(Giuseppe Di Maio) – E’ unanime la condanna dell’inerzia e della remissività italiana di fronte alla contestazione violenta dei francesi, e ci si domanda da più parti perché non ci ribelliamo all’ingiustizia e agli abusi che la politica ci infligge da decenni. Sopra le invettive e le ingiurie rituali contro i connazionali spunta il carattere italico alimentato da una radice antica che assorbe l’umore dei secoli passati in condizioni difficili. Senza tema di smentite la natura italiana diffida della propria classe dirigente, il più delle volte straniera, nemica, a volte persino chiamata apposta a fare l’arbitro delle lotte intestine. Diffida tanto del forestiero di cui non decifra le intenzioni, quanto del vicino di casa di cui conosce bene le ambizioni e le capacità di difesa. E’ inadatta ad avvalersi della democrazia che esprime sempre una volontà contraria ai suoi interessi.

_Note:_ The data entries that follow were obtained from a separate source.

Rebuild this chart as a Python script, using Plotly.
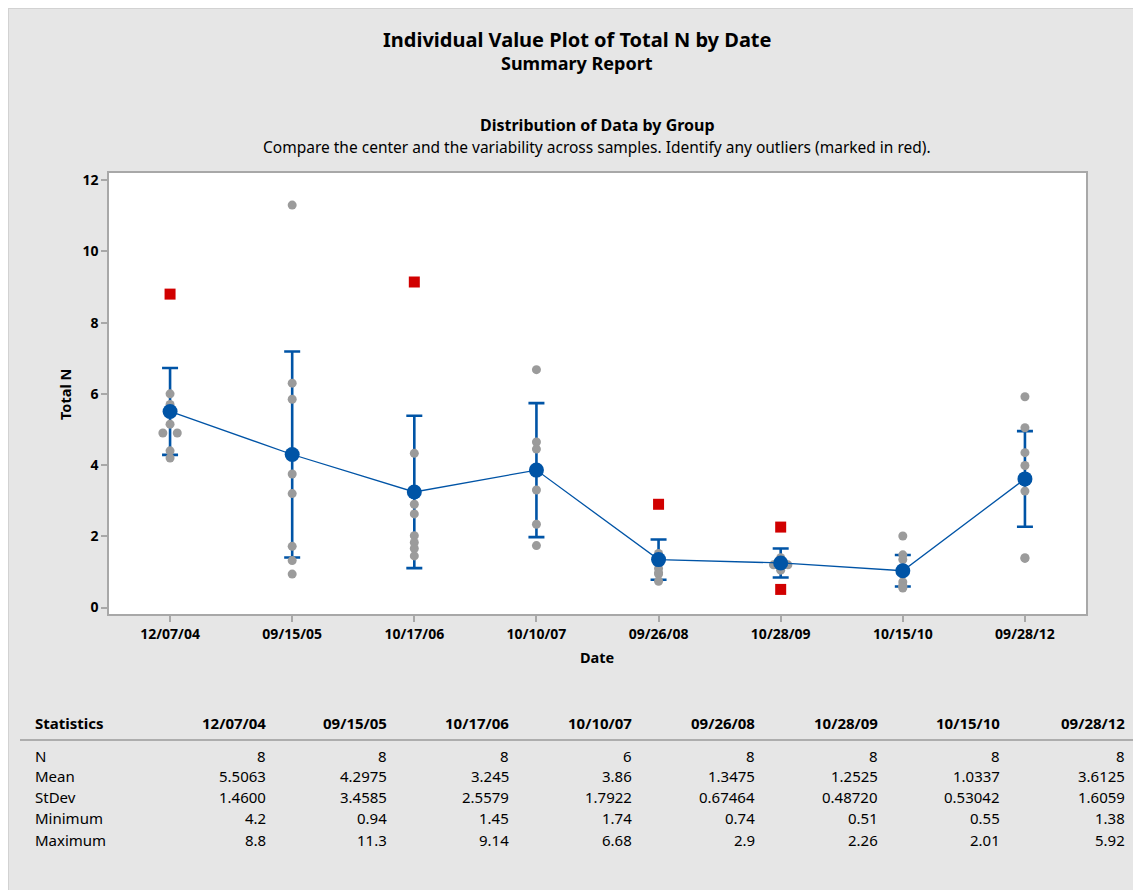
import plotly.graph_objects as go
import math

# ---------------- data ----------------
dates = ["12/07/04", "09/15/05", "10/17/06", "10/10/07", "09/26/08", "10/28/09", "10/15/10", "09/28/12"]

vals_120704 = [6.0, 5.7, 5.15, 4.9, 4.9, 4.4, 4.2]
vals_091505 = [11.3, 6.3, 5.85, 3.75, 3.2, 1.72, 1.32, 0.94]
vals_101706 = [4.33, 2.9, 2.63, 2.02, 1.83, 1.66, 1.45]
vals_101007 = [6.68, 4.65, 4.45, 3.3, 2.34, 1.74]
vals_092608 = [1.52, 1.35, 1.25, 1.1, 0.98, 0.94, 0.74]
vals_102809 = [1.4, 1.3, 1.2, 1.2, 1.1, 1.05]
vals_101510 = [2.01, 1.48, 1.35, 0.95, 0.72, 0.62, 0.59, 0.55]
vals_092812 = [5.92, 5.05, 4.35, 3.99, 3.54, 3.27, 1.40, 1.38]

out_120704 = [8.8]
out_091505 = []
out_101706 = [9.14]
out_101007 = []
out_092608 = [2.9]
out_102809 = [2.26, 0.51]
out_101510 = []
out_092812 = []

stat_n = [8, 8, 8, 6, 8, 8, 8, 8]
stat_mean = [5.5063, 4.2975, 3.245, 3.86, 1.3475, 1.2525, 1.0337, 3.6125]
stat_sd = [1.4600, 3.4585, 2.5579, 1.7922, 0.67464, 0.48720, 0.53042, 1.6059]

txt_n = ["8", "8", "8", "6", "8", "8", "8", "8"]
txt_mean = ["5.5063", "4.2975", "3.245", "3.86", "1.3475", "1.2525", "1.0337", "3.6125"]
txt_sd = ["1.4600", "3.4585", "2.5579", "1.7922", "0.67464", "0.48720", "0.53042", "1.6059"]
txt_min = ["4.2", "0.94", "1.45", "1.74", "0.74", "0.51", "0.55", "1.38"]
txt_max = ["8.8", "11.3", "9.14", "6.68", "2.9", "2.26", "2.01", "5.92"]

y_ticks = [0, 2, 4, 6, 8, 10, 12]

groups = [vals_120704, vals_091505, vals_101706, vals_101007, vals_092608, vals_102809, vals_101510, vals_092812]
outs = [out_120704, out_091505, out_101706, out_101007, out_092608, out_102809, out_101510, out_092812]

# t quantiles (0.975) for 95% CI of the mean
t975 = {5: 2.570582, 7: 2.364624}

# ---------------- layout geometry (reference pixel coords) ----------------
PAGE_W, PAGE_H = 1141, 890
BODY = 8                      # browser default body margin
FW, FH = PAGE_W - BODY, PAGE_H - BODY
L, R, T, B = 109, 1086, 173, 614
W, H = R - L, B - T


def px(x):
    return (x - L) / W


def py(y):
    return (B - y) / H


def dodge(values, thr=0.015, step=0.118):
    """Spread (near-)identical values horizontally, symmetric around 0."""
    offs = [0.0] * len(values)
    used = [False] * len(values)
    for i, v in enumerate(values):
        if used[i]:
            continue
        cl = [j for j in range(len(values)) if not used[j] and abs(values[j] - v) < thr]
        k = len(cl)
        for n, j in enumerate(cl):
            offs[j] = (n - (k - 1) / 2) * step
            used[j] = True
    return offs


GRAY = "#9b9b9b"
RED = "#d10000"
BLUE = "#0054a6"
FONT = "Noto Sans"

fig = go.Figure()

# CI error bars
ci = [t975[n - 1] * s / math.sqrt(n) for n, s in zip(stat_n, stat_sd)]
fig.add_trace(go.Scatter(
    x=list(range(len(dates))), y=stat_mean, mode="markers",
    marker=dict(size=1, opacity=0, color=BLUE),
    error_y=dict(type="data", array=ci, symmetric=True, color=BLUE, thickness=2.6, width=8),
    showlegend=False, hoverinfo="skip"))

# individual values
gx, gy, rx, ry = [], [], [], []
for i, (g, o) in enumerate(zip(groups, outs)):
    allv = g + o
    offs = dodge(allv)
    for v, d in zip(allv, offs):
        if v in o:
            rx.append(i + d)
            ry.append(v)
        else:
            gx.append(i + d)
            gy.append(v)

fig.add_trace(go.Scatter(x=gx, y=gy, mode="markers",
                         marker=dict(size=9, color=GRAY, line=dict(width=0)),
                         showlegend=False))
fig.add_trace(go.Scatter(x=rx, y=ry, mode="markers",
                         marker=dict(size=11, color=RED, symbol="square", line=dict(width=0)),
                         showlegend=False))

# means
fig.add_trace(go.Scatter(x=list(range(len(dates))), y=stat_mean, mode="lines+markers",
                         line=dict(color=BLUE, width=1.3),
                         marker=dict(size=15, color=BLUE),
                         showlegend=False))

ann = []


def add_text(x, y, text, size=14, bold=False, xanchor="center", angle=0):
    ann.append(dict(x=px(x), y=py(y), xref="paper", yref="paper", text=text, showarrow=False,
                    xanchor=xanchor, yanchor="middle", textangle=angle,
                    font=dict(family=FONT, size=size, color="#000000",
                              weight="bold" if bold else "normal")))


add_text(577, 40, "Individual Value Plot of Total N by Date", size=20, bold=True)
add_text(577, 63, "Summary Report", size=18, bold=True)
add_text(597, 125, "Distribution of Data by Group", size=16, bold=True)
add_text(597, 147, "Compare the center and the variability across samples. Identify any outliers (marked in red).", size=15.5)
add_text(65, 395, "Total N", size=14.5, bold=True, angle=-90)
add_text(597, 657, "Date", size=14.5, bold=True)

# statistics table
col_right = [268, 389, 511, 634, 757, 880, 1002, 1127]
row_y = [756, 776, 797, 818, 840]
row_names = ["N", "Mean", "StDev", "Minimum", "Maximum"]
row_txt = [txt_n, txt_mean, txt_sd, txt_min, txt_max]

add_text(33, 723, "Statistics", size=15, bold=True, xanchor="left")
for c, d in zip(col_right, dates):
    add_text(c, 723, d, size=15, bold=True, xanchor="right")
for ry_, name, vals in zip(row_y, row_names, row_txt):
    add_text(33, ry_, name, size=15, xanchor="left")
    for c, v in zip(col_right, vals):
        add_text(c, ry_, v, size=15, xanchor="right")

shapes = [
    dict(type="line", xref="paper", yref="paper", x0=px(20), x1=px(PAGE_W), y0=py(740), y1=py(740),
         line=dict(color="#9a9a9a", width=1.5)),
    dict(type="line", xref="paper", yref="paper", x0=px(8), x1=px(PAGE_W), y0=py(8.5), y1=py(8.5),
         line=dict(color="#d2d2d2", width=1)),
    dict(type="line", xref="paper", yref="paper", x0=px(8.5), x1=px(8.5), y0=py(8), y1=py(PAGE_H),
         line=dict(color="#d2d2d2", width=1)),
]

fig.update_layout(
    width=FW, height=FH,
    margin=dict(l=L - BODY, r=PAGE_W - R, t=T - BODY, b=PAGE_H - B, pad=0),
    paper_bgcolor="#e6e6e6", plot_bgcolor="white",
    showlegend=False,
    annotations=ann, shapes=shapes,
    xaxis=dict(range=[-0.5, 7.5], tickmode="array", tickvals=list(range(len(dates))), ticktext=dates,
               showline=True, mirror=True, linecolor="#a8a8a8", linewidth=1.5,
               ticks="outside", ticklen=6, tickcolor="#a8a8a8", tickwidth=1.5,
               showgrid=False, zeroline=False,
               tickfont=dict(family=FONT, size=14, color="#000000", weight="bold")),
    yaxis=dict(range=[-0.18, 12.2], tickmode="array", tickvals=y_ticks,
               showline=True, mirror=True, linecolor="#a8a8a8", linewidth=1.5,
               ticks="outside", ticklen=6, tickcolor="#a8a8a8", tickwidth=1.5,
               showgrid=False, zeroline=False,
               tickfont=dict(family=FONT, size=14, color="#000000", weight="bold")),
)

fig.write_html("out.html")
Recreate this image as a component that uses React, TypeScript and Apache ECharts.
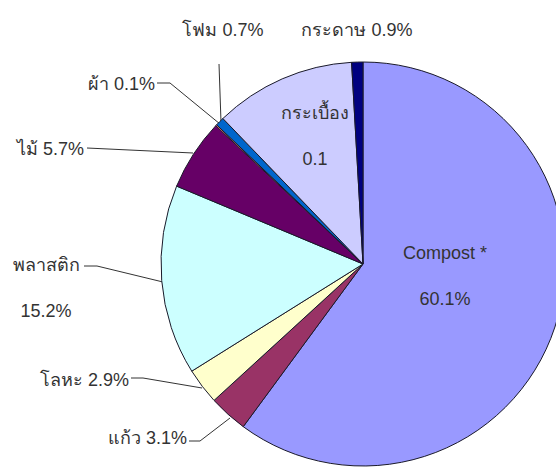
import { useEffect, useRef } from "react";
import * as echarts from "echarts";

// Waste composition by material (percent of total)
const categories = ["Compost *", "แก้ว", "โลหะ", "พลาสติก", "ไม้", "ผ้า", "โฟม", "กระเบื้อง", "กระดาษ"];
const shares = [60.1, 3.1, 2.9, 15.2, 5.7, 0.1, 0.7, 11.3, 0.9];
const sliceColors = ["#9999FF", "#993366", "#FFFFCC", "#CCFFFF", "#660066", "#FF8080", "#0066CC", "#CCCCFF", "#000080"];
// figure printed on the tile slice in the source table
const printedFigures: Record<string, string> = { "กระเบื้อง": "0.1" };
// labels set on two lines (name above, figure below)
const stackedNames = ["Compost *", "พลาสติก", "กระเบื้อง"];
// slices whose label sits without a leader line
const unlinedNames = ["Compost *", "กระเบื้อง", "กระดาษ"];

type Placement = { x: number; y: number; align: "left" | "center" | "right"; line?: number[][] };

// label anchors and leader-line routes, in the order of the slices
const placements: Placement[] = [
  { x: 445, y: 276, align: "center" },
  { x: 187, y: 438, align: "right", line: [[189, 441], [200, 441], [230, 418]] },
  { x: 129, y: 380, align: "right", line: [[131, 378], [143, 378], [202, 388]] },
  { x: 46, y: 288, align: "center", line: [[84, 266], [97, 266], [163, 282]] },
  { x: 84, y: 149, align: "right", line: [[87, 148], [193, 153]] },
  { x: 155, y: 84, align: "right", line: [[157, 83], [170, 83], [220, 124]] },
  { x: 223, y: 30, align: "center", line: [[219, 64], [221, 122]] },
  { x: 315, y: 136, align: "center" },
  { x: 357, y: 30, align: "center" },
];

export default function App() {
  const ref = useRef<HTMLDivElement>(null);

  useEffect(() => {
    if (!ref.current) return;
    const chart = echarts.init(ref.current, undefined, { renderer: "svg" });

    const data = categories.map((name, i) => ({
      name,
      value: shares[i],
      itemStyle: { color: sliceColors[i] },
      labelLine: { show: !unlinedNames.includes(name) },
    }));

    chart.setOption({
      animation: false,
      backgroundColor: "#ffffff",
      series: [
        {
          type: "pie",
          silent: true,
          center: [363, 264],
          radius: 202,
          startAngle: 90,
          clockwise: true,
          avoidLabelOverlap: false,
          itemStyle: { borderColor: "#1a1a2a", borderWidth: 1 },
          emphasis: { disabled: true },
          label: {
            show: true,
            position: "outside",
            color: "#333333",
            fontSize: 18,
            fontFamily: "'Liberation Sans', Arial, 'DejaVu Sans', sans-serif",
            lineHeight: 23,
            formatter: (p: any) => {
              const fig = printedFigures[p.name] ?? `${p.value}%`;
              return stackedNames.includes(p.name) ? `${p.name}\n\n${fig}` : `${p.name} ${fig}`;
            },
          },
          labelLine: {
            show: true,
            lineStyle: { color: "#333333", width: 1 },
          },
          labelLayout: (params: any) => {
            const p = placements[params.dataIndex];
            const out: any = { x: p.x, y: p.y, align: p.align, verticalAlign: "middle" };
            if (p.line) out.labelLinePoints = p.line;
            return out;
          },
          data,
        },
      ],
    });

    return () => chart.dispose();
  }, []);

  return (
    <div
      ref={ref}
      style={{ position: "absolute", left: 0, top: 0, width: 556, height: 467, background: "#fff" }}
    />
  );
}
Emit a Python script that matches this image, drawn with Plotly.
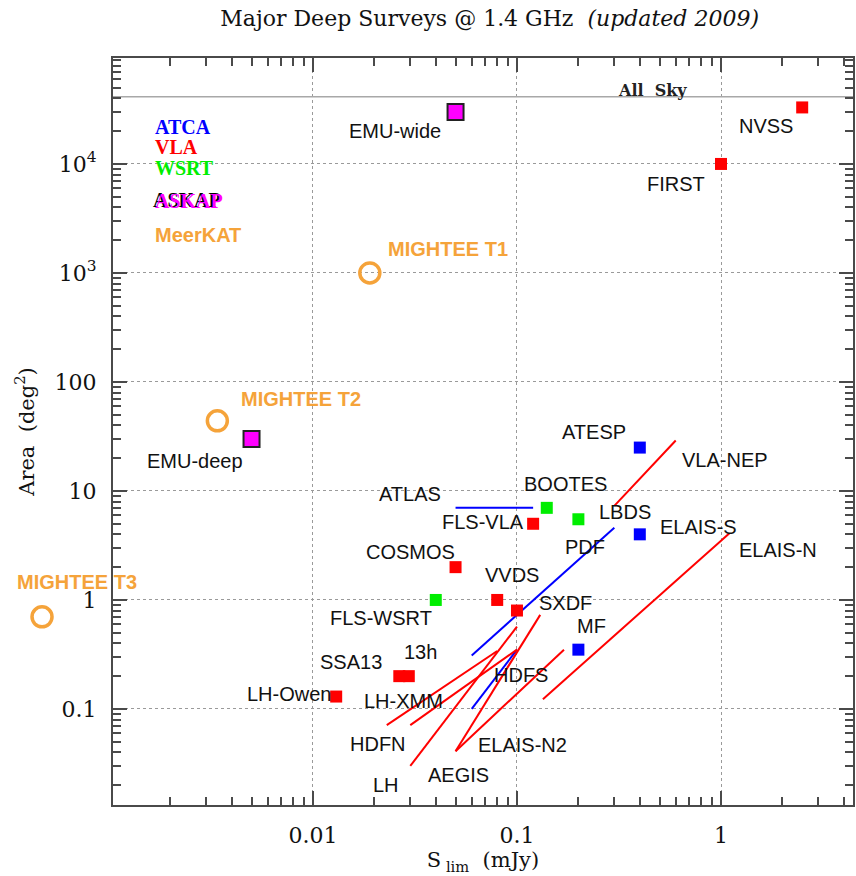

Dicono che è perché non siamo una nazione, ma un collage di popoli affiancati e sovrapposti in questo bel paese, che è principalmente “espressione geografica”. Sarà, ma allora siamo una “non nazione” dal carattere ben definito che da un sud spietatamente familistico si sviluppa quasi identico in un nord più sensibile alla prossimità e alla stirpe. In Italia la vera avversaria della democrazia e di tutta la dimensione pubblica è la lotta di classe. Al Sud le vicende economiche, gli aspetti della vita civile, il senso stesso della vita, sono di frequente sottomessi all’edificazione di una considerazione sociale, di un rispetto, calcolato con estremo puntiglio e ferocia. Al Nord la via della libertà e dell’emancipazione passa per il denaro, per la misura delle proprie finanze, non importa in quale modo acquisite. Ma sia al Nord che al Sud siamo stupidamente reazionari e meschinamente conservatori, consideriamo il nostro prossimo un nemico, invece che un’opportunità di progresso.

L’arte di apparire è un’arte tutta italiana. La cagoneria, anche. Per paura del giudizio altrui ci riduciamo a sfoggiare e millantare possibilità economiche e, pur di non mostrare le nostre miserie, siamo capaci di impiccarci silenziosi in un garage. L’incapacità di distinguere tra meriti e colpe, di giudicare la nostra condizione economica col metro privato o con quello politico, ci asservisce alla vergogna. Non vogliamo più andare in strada a protestare contro i veri autori del nostro destino assieme al vicino di casa, ma preferiamo continuare a mentire a costui sul nostro stato. Siamo prigionieri delle correnti mitologie, stupide cose che ci ha instillato il nemico dominante, sussurrandoci di continuo che tutti i servi possono arricchire e diventare padroni e, se non lo saranno, è solo perché sono colpevoli e imbelli.